◆ **Data section**:
+-------+

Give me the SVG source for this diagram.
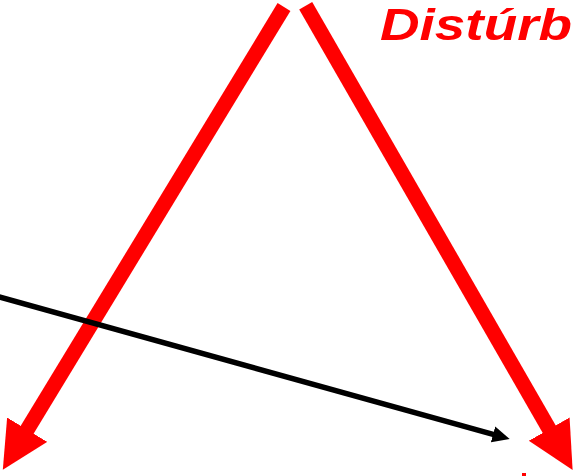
<svg xmlns="http://www.w3.org/2000/svg" width="575" height="476" viewBox="0 0 575 476">
<style>
.red{stroke:#ff0000;stroke-width:15;fill:none;stroke-linecap:butt}
.blk{stroke:#000;stroke-width:5.5;fill:none}
.lbl{font-family:"Liberation Sans",Arial,sans-serif;font-weight:bold;font-style:italic;font-size:45px;fill:#ff0000}
</style>
<defs>
<marker id="rh" markerUnits="userSpaceOnUse" markerWidth="48" markerHeight="48" refX="1" refY="23.5" orient="auto" viewBox="0 0 48 48">
<path d="M0,0 L47,23.5 L0,47 z" fill="#ff0000"/>
</marker>
<marker id="bh" markerUnits="userSpaceOnUse" markerWidth="18" markerHeight="17" refX="1" refY="8.2" orient="auto" viewBox="0 0 18 17">
<path d="M0,0 L17.3,8.2 L0,16.4 z" fill="#000"/>
</marker>
</defs>
<rect width="575" height="476" fill="#fff"/>
<g id="connectors">
<line class="red" x1="284" y1="7" x2="26.7" y2="430.5" marker-end="url(#rh)"/>
<line class="red" x1="305.7" y1="5.7" x2="549.7" y2="430" marker-end="url(#rh)"/>
<line class="blk" x1="-2" y1="296.5" x2="494" y2="434.6" marker-end="url(#bh)"/>
</g>
<g id="label">
<text class="lbl" x="380" y="40" textLength="192" lengthAdjust="spacingAndGlyphs">Distúrb</text>
</g>
<rect x="522" y="473" width="4" height="3" fill="#ff0000"/>
</svg>
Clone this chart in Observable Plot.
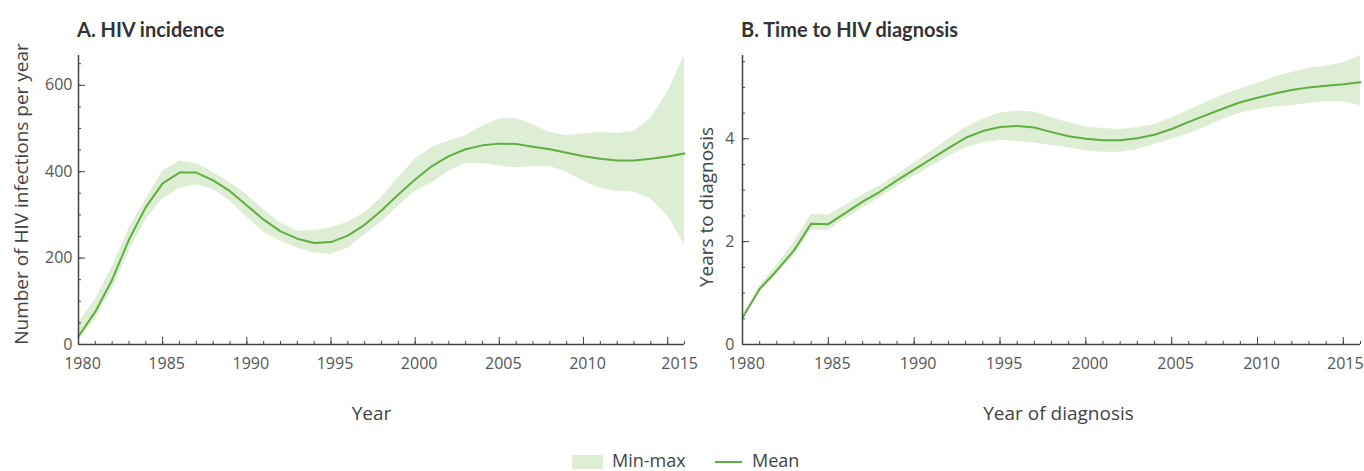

+-------+

◆ **Problem details**: Quote every line of the records above exactly; no picture is to be copied.

◆ **Result of this exercise**:
Give me the SVG source for this diagram.
<svg xmlns="http://www.w3.org/2000/svg" width="575" height="476" viewBox="0 0 575 476">
<style>
.red{stroke:#ff0000;stroke-width:15;fill:none;stroke-linecap:butt}
.blk{stroke:#000;stroke-width:5.5;fill:none}
.lbl{font-family:"Liberation Sans",Arial,sans-serif;font-weight:bold;font-style:italic;font-size:45px;fill:#ff0000}
</style>
<defs>
<marker id="rh" markerUnits="userSpaceOnUse" markerWidth="48" markerHeight="48" refX="1" refY="23.5" orient="auto" viewBox="0 0 48 48">
<path d="M0,0 L47,23.5 L0,47 z" fill="#ff0000"/>
</marker>
<marker id="bh" markerUnits="userSpaceOnUse" markerWidth="18" markerHeight="17" refX="1" refY="8.2" orient="auto" viewBox="0 0 18 17">
<path d="M0,0 L17.3,8.2 L0,16.4 z" fill="#000"/>
</marker>
</defs>
<rect width="575" height="476" fill="#fff"/>
<g id="connectors">
<line class="red" x1="284" y1="7" x2="26.7" y2="430.5" marker-end="url(#rh)"/>
<line class="red" x1="305.7" y1="5.7" x2="549.7" y2="430" marker-end="url(#rh)"/>
<line class="blk" x1="-2" y1="296.5" x2="494" y2="434.6" marker-end="url(#bh)"/>
</g>
<g id="label">
<text class="lbl" x="380" y="40" textLength="192" lengthAdjust="spacingAndGlyphs">Distúrb</text>
</g>
<rect x="522" y="473" width="4" height="3" fill="#ff0000"/>
</svg>
Clone this chart in Observable Plot.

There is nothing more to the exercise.